Ever wonder if the person you’re trying to converse with is speaking the same language? A THRIVE article about the communications gap among enterprise colleagues referred to one company in which the “internal teams were so disparate in their communication methods that … it was as if they were speaking in different languages.” How could they be effective?

To me, the answer to the question posed in the headline of that article, “Are we speaking the same language?” is clear: We just aren’t.

But is that actually a problem?

One of my former bosses recently framed the issue in a broader and rather illuminating way during a C-level panel discussion in Boston, Massachusetts. He said business leaders should be multilingual, or at the very least, bilingual.

As he was born in Spain and is fluent in Spanish (and since my French is still pretty strong), you could be forgiven for believing I am making both a literal and a self-serving point on our joint behalf. Business Insider published a piece last year listing six chief executive officers (CEOs) who speak more than one language. That group includes Jack Ma, Sergey Brin, Mark Zuckerberg and, less convincingly, Marissa Mayer, who reportedly speaks some Spanish and a bit of Swiss German.

I am not sure that sample of six is large enough to derive causality, or even correlation. By contrast, 54% of all Europeans speak two languages and a further 25% are trilingual. And clearly, not all 79% are multibillionaires.

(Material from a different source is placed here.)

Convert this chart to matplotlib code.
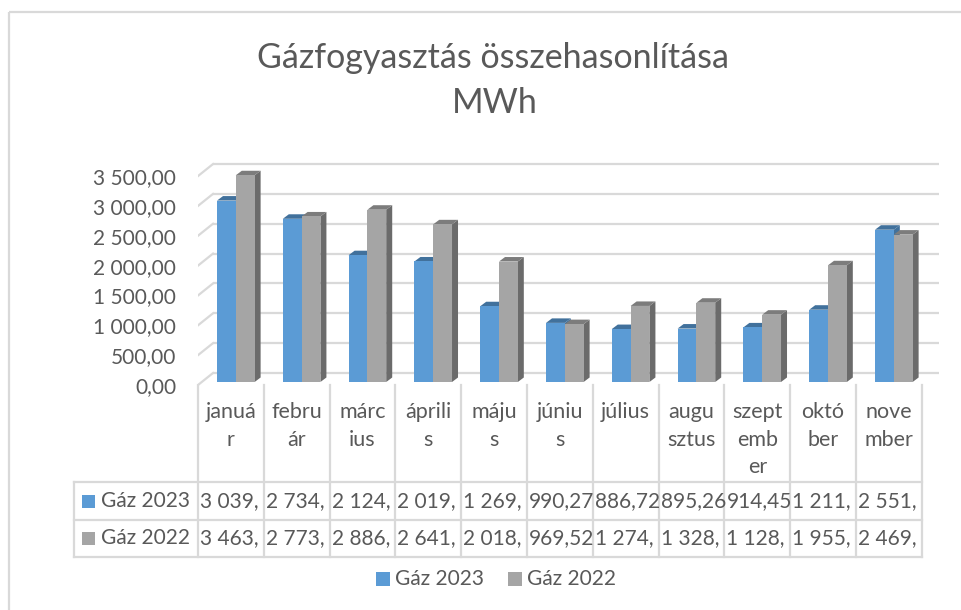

But reflecting on my former boss’s comment, multilingualism is the ability for all leaders to adjust to the different groups of stakeholders and coworkers they deal with, regardless of whether this means speaking in their native tongue or understanding the terminology used in their sector of the enterprise. This is especially true of IT and digital leaders, so that:

  • With the CFO and her team, they speak the language of finance, using numbers and ratios.
  • With the CEO and the heads of business units, they use the language of business. This is arguably a variant of the one above, and has in addition a lot more focus on customer experience, sales and outcomes.
  • With users or customers, CIOs and IT leaders should listen first. When they talk about technology, it is as enabling everyday activities and goals, in simple and relatable terms. This is particularly important when doing discovery and user testing.

Within their own tech community there are also some important nuances, one might say different IT “patois,” for a successful IT leader to master. A classic example is the need to be able to talk “DevOps” to certain groups. The reinvented periodic table of DevOps tools is a neat illustration of this patois. Another language, grounded in resilience and scalability and five-nines, will appeal to the “speeds and feeds” brigade of hard-core techies.

Where I agree with the other article is that an “individual’s whole experience is built upon the plan of his language.” For a leader to succeed requires understanding that others will feel or react differently because their language is different.